EM hard currency sovereign bond issuance was US$20.8bn in June, a rise of 11% compared to May, bringing total issuance YTD to US$123.5bn, based on our calculations using data from Bond Radar. This implies Q2 issuance of US$83bn, slightly more than double that in Q1.
Within overall issuance in June, Investment Grade (IG) issuance was US$10.3bn (49% of the total) and High Yield (HY) was US$7.8bn (37%), up 17% and down 21%, respectively from the preceding month. Crossover issuance of US$2.7bn (13%) accounted for the remainder. For Q2 20 as a whole, nearly three quarters has been IG, nearly a quarter HY, and 3% crossover. IG accounts for 72% of EM sovereign issuance YTD.
Within HY, we saw issuance from five countries in June, and a diverse set at that, as issuance continues to go down the rating scale. Issuance came from Albania (B1/B+/-), Brazil (-/BB-/BB-), Belarus (-/B/B), Jordan (B1/B+/BB-) and Honduras (B1/BB-/-), but with the exception of Brazil, none of these have been regular issuers. The crossover issuance came from two countries – Croatia (Ba2/BBB-/BBB-) and Trinidad and Tobago (Ba1/BBB-/-). We think, since market access resumed for HY in April, Belarus has been the lowest rated issuer so far. However, issuance has yet to transcend into the B- rating category. Even more interesting perhaps, Honduras, which is eligible for temporary debt service relief on its official bilateral debt under the G20's Debt Service Suspension Initiative (DSSI), was able to issue, although that might be partly due to its slightly better rating (as high as BB–) than many of the other eligible countries.

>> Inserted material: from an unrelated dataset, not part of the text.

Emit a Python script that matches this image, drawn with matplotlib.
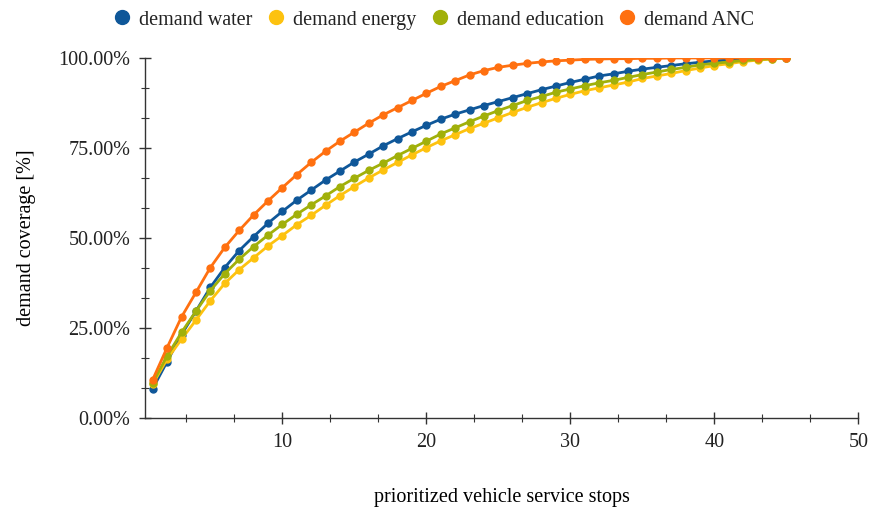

This supports what we have said before, that the market is open for (good quality) HY issuers, although access has still been limited. So far, since the market reopened, we count just 11 HY sovereigns that have come to market for a total of US$20bn (13 if we include the two crossover issuers in June). HY issuance YTD has been US$32bn. But the number of issuers still seems a remarkably low subset of the number of possible HY, and frontier, issuers. And we still haven't seen any issuance from Sub-Saharan Africa. South Africa, however, and Ukraine, are in the pipeline.
That the international bond market is, or could be, open to some HY issuers as a source of new money may be an important message to global policy makers and EM sovereign debt managers as they assess funding options and navigate their way through this crisis. Large crisis-related funding needs suggest much more issuance could be on the way, and it may be a surprise that we haven't yet seen the wall of issuance we might have expected. For instance, the IMF's new WEO update for June projects a budget deficit for Emerging Markets and Developing Countries this year of 10.6% of GDP, and a deficit for low-income developing countries of 6.1% of GDP (which is probably around US$100bn).
HY issuance has been helped by the decline in overall EM borrowing costs. Yields on EM US$ bonds have recovered since the depths of the crisis, and are in touching distance of their post-GFC lows, driven by global policy stimulus and massive QE. Nominal EM yields are around 5.0%, on our measure, although the fall in US bond yields means that the country risk premium (EMBI spread) is wider now than it was at the beginning of the year. Our measure of frontier yields, proxied by the average yield on US$ bonds for a basket of B-rated or frontier sovereigns, has also recovered, but not to the same extent. We estimate frontier yields at around 8.2%, having peaked at 14% during the crisis. Our measure of the frontier premium (spread of frontier yield over EM yield) therefore stands at about 323bps, well down on the crisis peak of close to 700bps, and back to the level it was in November 2019.